12 outubro 2010

80 anos de corpo e alma do jazz

Transcrição do famoso solo de Coleman Hawkins de 1939
(partitura completa aqui)

O saxofonista negro, alto e de grandes bolsas debaixo dos olhos estava satisfeito, mas cansado. Voltava à sua terra natal, os EUA, após cinco anos em turnês na Europa, tocando jazz. Há 71 anos, exatamente no dia 11 de outubro de 1939, esse saxofonista negro sairia de um inferninho em Nova York, onde tinha tocado a noite toda, e entraria logo pela manhã em um estúdio para gravar uma das obras-primas da música moderna. Coleman Hawkins tornaria "Body and Soul" um dos maiores hits do jazz - um dos discos mais vendidos - e também num marco da estética do gênero.

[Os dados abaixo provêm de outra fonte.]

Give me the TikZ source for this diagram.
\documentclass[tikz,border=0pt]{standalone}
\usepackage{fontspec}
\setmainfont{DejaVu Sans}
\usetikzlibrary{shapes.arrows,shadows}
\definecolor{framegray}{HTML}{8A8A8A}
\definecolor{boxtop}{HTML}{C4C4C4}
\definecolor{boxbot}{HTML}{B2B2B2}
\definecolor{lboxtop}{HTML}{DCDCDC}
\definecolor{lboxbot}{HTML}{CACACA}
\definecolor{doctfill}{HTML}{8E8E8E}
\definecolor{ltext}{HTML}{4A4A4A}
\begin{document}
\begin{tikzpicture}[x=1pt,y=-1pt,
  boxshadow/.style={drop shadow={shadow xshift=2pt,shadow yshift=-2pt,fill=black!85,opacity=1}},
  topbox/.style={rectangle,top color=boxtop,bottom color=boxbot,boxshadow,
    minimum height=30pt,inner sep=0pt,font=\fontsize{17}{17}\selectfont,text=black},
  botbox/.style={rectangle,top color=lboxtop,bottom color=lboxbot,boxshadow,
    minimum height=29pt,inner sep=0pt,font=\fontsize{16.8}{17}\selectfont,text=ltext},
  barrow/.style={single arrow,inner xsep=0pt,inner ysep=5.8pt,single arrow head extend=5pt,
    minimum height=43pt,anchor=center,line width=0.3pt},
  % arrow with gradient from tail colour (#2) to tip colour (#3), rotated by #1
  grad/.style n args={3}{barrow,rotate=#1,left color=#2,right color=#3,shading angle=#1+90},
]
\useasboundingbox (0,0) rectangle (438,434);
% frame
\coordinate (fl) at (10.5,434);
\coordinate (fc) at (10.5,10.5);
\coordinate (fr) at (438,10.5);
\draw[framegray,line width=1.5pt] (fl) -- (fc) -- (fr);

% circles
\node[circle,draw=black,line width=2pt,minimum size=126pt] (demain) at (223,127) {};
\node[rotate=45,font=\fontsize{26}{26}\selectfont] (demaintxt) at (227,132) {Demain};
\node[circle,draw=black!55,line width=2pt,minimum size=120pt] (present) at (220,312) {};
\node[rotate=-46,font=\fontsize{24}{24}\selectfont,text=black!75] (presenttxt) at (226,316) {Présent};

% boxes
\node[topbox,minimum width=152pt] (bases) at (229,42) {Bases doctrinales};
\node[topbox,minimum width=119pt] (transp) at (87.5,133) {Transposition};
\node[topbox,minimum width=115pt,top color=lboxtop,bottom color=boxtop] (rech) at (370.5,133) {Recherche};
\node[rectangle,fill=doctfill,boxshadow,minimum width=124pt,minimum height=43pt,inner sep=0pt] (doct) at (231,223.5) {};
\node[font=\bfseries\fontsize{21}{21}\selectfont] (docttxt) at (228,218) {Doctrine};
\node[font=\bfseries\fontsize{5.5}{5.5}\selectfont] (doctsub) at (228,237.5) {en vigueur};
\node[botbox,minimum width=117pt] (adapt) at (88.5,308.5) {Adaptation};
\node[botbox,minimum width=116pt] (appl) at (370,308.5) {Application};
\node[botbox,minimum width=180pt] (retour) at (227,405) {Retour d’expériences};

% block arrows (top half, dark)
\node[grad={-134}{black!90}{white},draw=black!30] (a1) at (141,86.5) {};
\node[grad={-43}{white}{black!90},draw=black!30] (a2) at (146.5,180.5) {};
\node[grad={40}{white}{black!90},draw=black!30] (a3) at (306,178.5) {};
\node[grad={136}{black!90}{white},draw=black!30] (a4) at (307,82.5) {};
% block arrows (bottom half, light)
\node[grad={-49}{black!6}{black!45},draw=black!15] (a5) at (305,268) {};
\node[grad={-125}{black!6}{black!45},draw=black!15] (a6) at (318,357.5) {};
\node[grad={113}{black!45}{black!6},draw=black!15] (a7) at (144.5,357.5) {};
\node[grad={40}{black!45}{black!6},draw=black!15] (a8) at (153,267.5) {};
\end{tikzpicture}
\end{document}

Acostumado a fazer solos em orquestras, Hawkins havia tocado com as bandas de Fletcher Henderson, Django Reinhart e Benny Carter, nas quais tinha alguns choruses sempre reservados para ele. Porém, diferente de seu mestre Louis Armstrong, com o qual tinha convivido por alguns anos no orquestra de Henderson e do qual herdou o talento de reinventar fraseados, Hawkins deu um passo além na gravação de "Body and Soul" e simplesmente ignorou a melodia da música. Tomou um gole de conhaque, pediu que o pianista fizesse uma pequena introdução e, sem arranjo e nem mesmo partitura, entrou direto no solo, criando frases e coloridos que gravitavam em torno da canção original e sua harmonia.

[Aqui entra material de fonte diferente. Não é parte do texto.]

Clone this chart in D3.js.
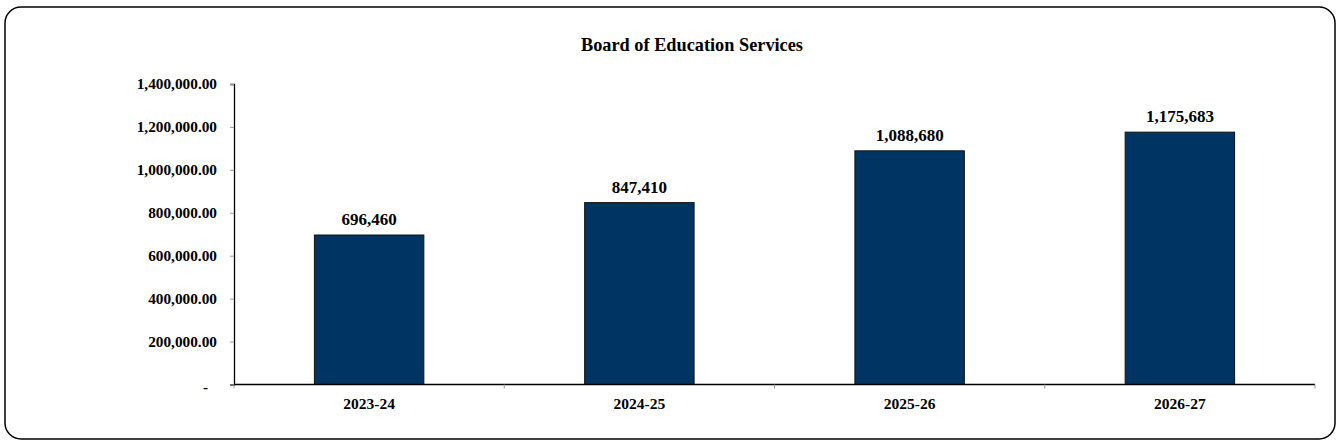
<!DOCTYPE html>
<html>
<head>
<meta charset="utf-8">
<script src="https://cdn.jsdelivr.net/npm/d3@7"></script>
<style>
body { margin: 0; background: #fff; }
text { font-family: "Liberation Serif", "Times New Roman", serif; font-weight: bold; fill: #000; }
</style>
</head>
<body>
<script>
var years = ["2023-24", "2024-25", "2025-26", "2026-27"];
var amounts = [696460, 847410, 1088680, 1175683];
var yTicks = [0, 200000, 400000, 600000, 800000, 1000000, 1200000, 1400000];

var W = 1338, H = 446;
var plotLeft = 234, plotRight = 1315, plotTop = 84, plotBottom = 384.5;

var svg = d3.select("body")
	.append("svg")
	.attr("width", W)
	.attr("height", H);

// outer frame
svg.append("rect")
	.attr("x", 5).attr("y", 7)
	.attr("width", 1330).attr("height", 432)
	.attr("rx", 16).attr("ry", 16)
	.attr("fill", "#fff")
	.attr("stroke", "#000")
	.attr("stroke-width", 1.5);

svg.append("text")
	.attr("x", 692)
	.attr("y", 51)
	.attr("text-anchor", "middle")
	.attr("font-size", "18.3px")
	.text("Board of Education Services");

var x = d3.scaleBand().domain(years).range([plotLeft, plotRight]).paddingInner(0).paddingOuter(0);
var y = d3.scaleLinear().domain([0, 1400000]).range([plotBottom, plotTop]);

var fmtAxis = function (d) { return d === 0 ? "-" : d3.format(",.2f")(d); };

// y axis
var yAxis = svg.append("g")
	.attr("transform", "translate(" + plotLeft + ",0)")
	.call(d3.axisLeft(y).tickValues(yTicks).tickSize(4).tickPadding(13).tickFormat(fmtAxis));
yAxis.select(".domain").attr("stroke", "#000").attr("stroke-width", 1.3);
yAxis.selectAll(".tick line").attr("stroke", "#999");
yAxis.selectAll(".tick text").attr("font-size", "15.3px").attr("font-family", null);
// the dash for zero sits a bit left, like accounting format
yAxis.selectAll(".tick text").filter(function (d) { return d === 0; })
	.attr("dx", -9).attr("dy", "0.45em");

// bars
var bw = x.bandwidth() * 0.405;
svg.selectAll("rect.bar")
	.data(amounts)
	.enter()
	.append("rect")
	.attr("class", "bar")
	.attr("x", function (d, i) { return x(years[i]) + (x.bandwidth() - bw) / 2; })
	.attr("y", function (d) { return y(d); })
	.attr("width", bw)
	.attr("height", function (d) { return y(0) - y(d); })
	.attr("fill", "#003462")
	.attr("stroke", "#111")
	.attr("stroke-width", 1);

// value labels
svg.selectAll("text.val")
	.data(amounts)
	.enter()
	.append("text")
	.attr("class", "val")
	.attr("x", function (d, i) { return x(years[i]) + x.bandwidth() / 2; })
	.attr("y", function (d) { return y(d) - 10; })
	.attr("text-anchor", "middle")
	.attr("font-size", "17px")
	.text(function (d) { return d3.format(",")(d); });

// x axis
var xg = svg.append("g").attr("transform", "translate(0," + plotBottom + ")");
xg.append("line")
	.attr("x1", plotLeft).attr("x2", plotRight)
	.attr("stroke", "#000").attr("stroke-width", 1.3);
var bounds = years.map(function (c) { return x(c); }).concat([plotRight]);
xg.selectAll("line.tk")
	.data(bounds)
	.enter()
	.append("line")
	.attr("class", "tk")
	.attr("x1", function (d) { return d; }).attr("x2", function (d) { return d; })
	.attr("y1", 0).attr("y2", 4)
	.attr("stroke", "#999");
xg.selectAll("text")
	.data(years)
	.enter()
	.append("text")
	.attr("x", function (d) { return x(d) + x.bandwidth() / 2; })
	.attr("y", 24)
	.attr("text-anchor", "middle")
	.attr("font-size", "15.5px")
	.text(function (d) { return d; });
</script>
</body>
</html>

"Body and Soul" completa 80 anos em 2010. Foi escrita em 1930 por Edward Heyman, Robert Sour, Frank Eyton e Johnny Green para um musical da Broadway. Nos anos 1980, críticos de jazz diziam que a música já deveria ter sido gravada por cerca de 3 mil artistas diferentes somente nos EUA. A gravação de Hawkins, portanto, não pegou o público de surpresa. Ao ouvir os primeiros compassos, reconhece-se a melodia, mas logo ela é transfigurada em uma outra qualidade de música, como que recarregada de novas forças expressivas. Hawkins brinca com as progressões harmônicas, passeando pelos acordes arpejados e frases bem encadeadas. Seu solo era a música. A música era ele. Foi um sucesso, com estrondosas 100 mil cópias vendidas nos primeiros seis meses após o lançamento.

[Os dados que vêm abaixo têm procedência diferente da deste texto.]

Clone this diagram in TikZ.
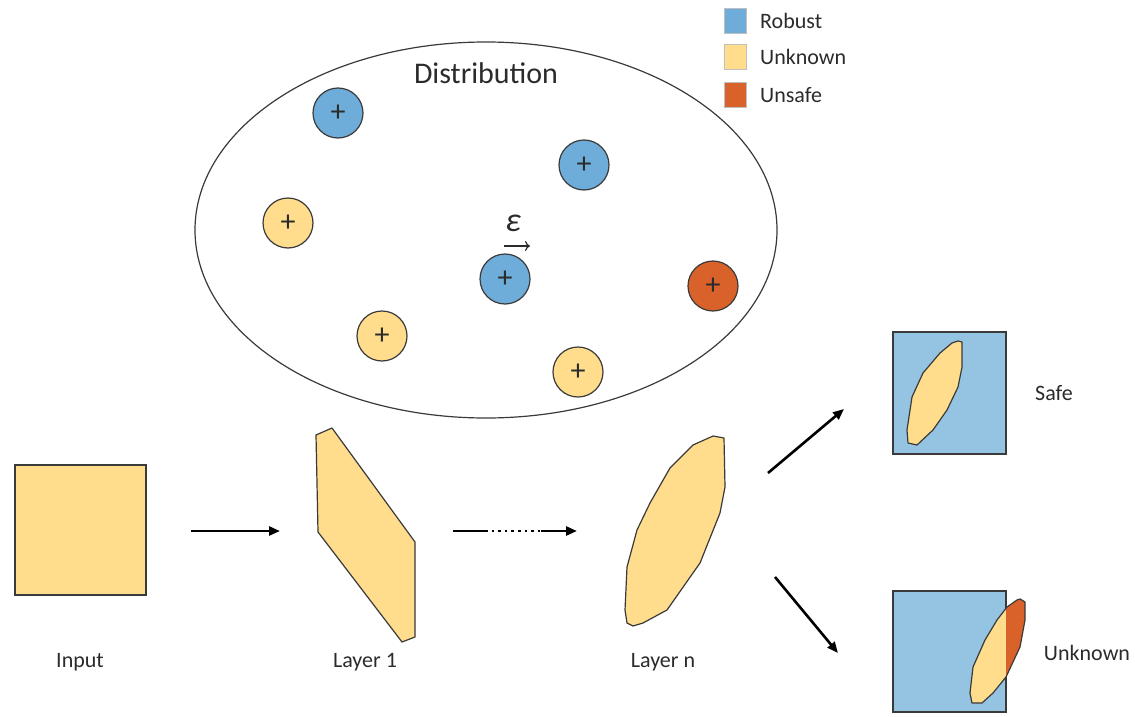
\documentclass[tikz,border=0pt]{standalone}
\usepackage{fontspec}
\setmainfont{Carlito}
\usetikzlibrary{arrows.meta,shapes.geometric}
\definecolor{robust}{HTML}{6EADDA}
\definecolor{safebg}{HTML}{95C3E2}
\definecolor{unknown}{HTML}{FFDD8C}
\definecolor{unsafe}{HTML}{D9622B}
\definecolor{ink}{HTML}{3A3A3A}
\definecolor{txt}{HTML}{2B2B2B}
\begin{document}
\begin{tikzpicture}[x=1pt,y=-1pt,
  outline/.style={draw=ink,line width=1.2pt},
  pt/.style={circle,outline,minimum size=50pt,inner sep=0pt,font=\fontsize{30}{30}\selectfont,text=txt},
  lbl/.style={font=\fontsize{22}{24}\selectfont,text=txt,inner sep=0pt},
  key/.style={minimum width=22pt,minimum height=25pt,inner sep=0pt,draw=black!25,line width=0.6pt},
  flow/.style={line width=2.6pt,-{Triangle[length=11pt,width=9pt]}},
  plain/.style={line width=2.6pt}]
\useasboundingbox (0,0) rectangle (1135,717);

% distribution of sample points
\node[ellipse,outline,minimum width=582pt,minimum height=376pt,inner sep=0pt] (dist) at (486,230) {};
\node[font=\fontsize{30}{32}\selectfont,text=txt] (distlbl) at (486,73) {Distribution};
\node[pt,fill=robust] (p1) at (338,113) {+};
\node[pt,fill=robust] (p2) at (584,165) {+};
\node[pt,fill=unknown] (p3) at (288,223) {+};
\node[pt,fill=robust] (p4) at (505,279) {+};
\node[pt,fill=unsafe] (p5) at (713,286) {+};
\node[pt,fill=unknown] (p6) at (382,336) {+};
\node[pt,fill=unknown] (p7) at (578,372) {+};
\node[font=\fontsize{34}{34}\selectfont\itshape,text=txt,inner sep=0pt] (eps) at (513,223) {ε};
\coordinate (e1) at (504,246);
\coordinate (e2) at (530,246);
\draw[txt,line width=1.2pt,-{To[length=5pt,width=10pt]}] (e1) -- (e2);

% legend
\node[key,fill=robust] (k1) at (735,21) {};
\node[key,fill=unknown] (k2) at (735,57) {};
\node[key,fill=unsafe] (k3) at (735,95) {};
\node[lbl,anchor=west] (t1) at (760,21) {Robust};
\node[lbl,anchor=west] (t2) at (760,57) {Unknown};
\node[lbl,anchor=west] (t3) at (760,95) {Unsafe};

% input box
\node[outline,fill=unknown,minimum width=131pt,minimum height=130pt,inner sep=0pt] (input) at (80.5,530) {};
\node[lbl] (inlbl) at (80,662) {Input};

% layer 1 zonotope
\draw[outline,fill=unknown,line join=round] (316,435) -- (332,428) -- (415,542) -- (415,637)
  -- (402,642) -- (318,532) -- cycle;
\node[lbl] (l1lbl) at (365,662) {Layer 1};

% layer n set
\draw[outline,fill=unknown,line join=round] (713,436) -- (724,438) -- (725,487) -- (720,513)
  -- (700,563) -- (667,610) -- (643,623) -- (633,626) -- (627,623) -- (625,610) -- (627,567)
  -- (637,530) -- (650,503) -- (670,468) -- (693,445) -- cycle;
\node[lbl] (lnlbl) at (663,662) {Layer n};

% safe outcome
\node[outline,fill=safebg,minimum width=113pt,minimum height=122pt,inner sep=0pt] (safebox) at (949.5,393) {};
\draw[outline,fill=unknown,line join=round] (958,341) -- (962,342) -- (962,367) -- (958,387)
  -- (947,410) -- (933,430) -- (917,445) -- (908,443) -- (907,430) -- (912,397) -- (923,373)
  -- (940,353) -- (952,343) -- cycle;
\node[lbl] (safelbl) at (1054,393) {Safe};

% unknown outcome
\node[outline,fill=safebg,minimum width=113pt,minimum height=121pt,inner sep=0pt] (unkbox) at (949.5,651.5) {};
\def\blob{(1020,599) -- (1025,602) -- (1025,620) -- (1020,647) -- (1006,677) -- (993,693)
  -- (982,703) -- (972,703) -- (970,693) -- (973,667) -- (985,640) -- (997,620) -- (1007,607)
  -- (1017,600) -- cycle}
\begin{scope}
  \clip (0,0) rectangle (1006,717);
  \fill[unknown] \blob;
\end{scope}
\begin{scope}
  \clip (1006,0) rectangle (1135,717);
  \fill[unsafe] \blob;
\end{scope}
\draw[outline,line join=round] \blob;
\node[lbl] (unklbl) at (1087,653) {Unknown};

% propagation arrows
\coordinate (a1s) at (191,531);
\coordinate (a1e) at (280,531);
\draw[flow] (a1s) -- (a1e);
\coordinate (a2s) at (453,531);
\coordinate (a2m) at (485,531);
\coordinate (a2n) at (541,531);
\coordinate (a2e) at (577,531);
\draw[plain] (a2s) -- (a2m);
\draw[line width=2.6pt,dash pattern=on 2.6pt off 4pt] (a2m) -- (a2n);
\draw[flow] (a2n) -- (a2e);
\coordinate (a3s) at (768,473);
\coordinate (a3e) at (844,409);
\draw[flow] (a3s) -- (a3e);
\coordinate (a4s) at (775,577);
\coordinate (a4e) at (838,653);
\draw[flow] (a4s) -- (a4e);
\end{tikzpicture}
\end{document}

O que o disco sinalizava era que o improviso de jazz deixava de ser apenas uma brincadeira, um jogo, um divertimento em torno da canção - e também um recurso para "encher lingüiças" com improvisos no meio de canções instrumentais de três minutos e quarenta segundos, tempo que a gravação em disco permitia para cada "lado" da bolachinha. O solista de jazz passava a ser ele mesmo o protagonista: o solo é a música. O solo de jazz passaria a ser motivo de ser do jazz, e não apenas um floreio entre a exposição do tema e o refrão. Estava definido que, de agora em diante, um artista de jazz passaria a ser aquele que "recriava" canções dentro de uma determinada linguagem - que vinha se desenvolvendo há uns 40 anos nos EUA e também na Europa -, e que o jazz podia começar a partir de qualquer canção. Bastava um gole de conhaque, um pouco de sensibilidade e algum espírito de aventura.

2 comentários:

  1. oi murilo,

    boa lembrança...há pouco tempo atrás, no jazzseen, mestre apóstolo uma tabela estatísticas dos temas mais executados...body and soul é o primeiro da lista...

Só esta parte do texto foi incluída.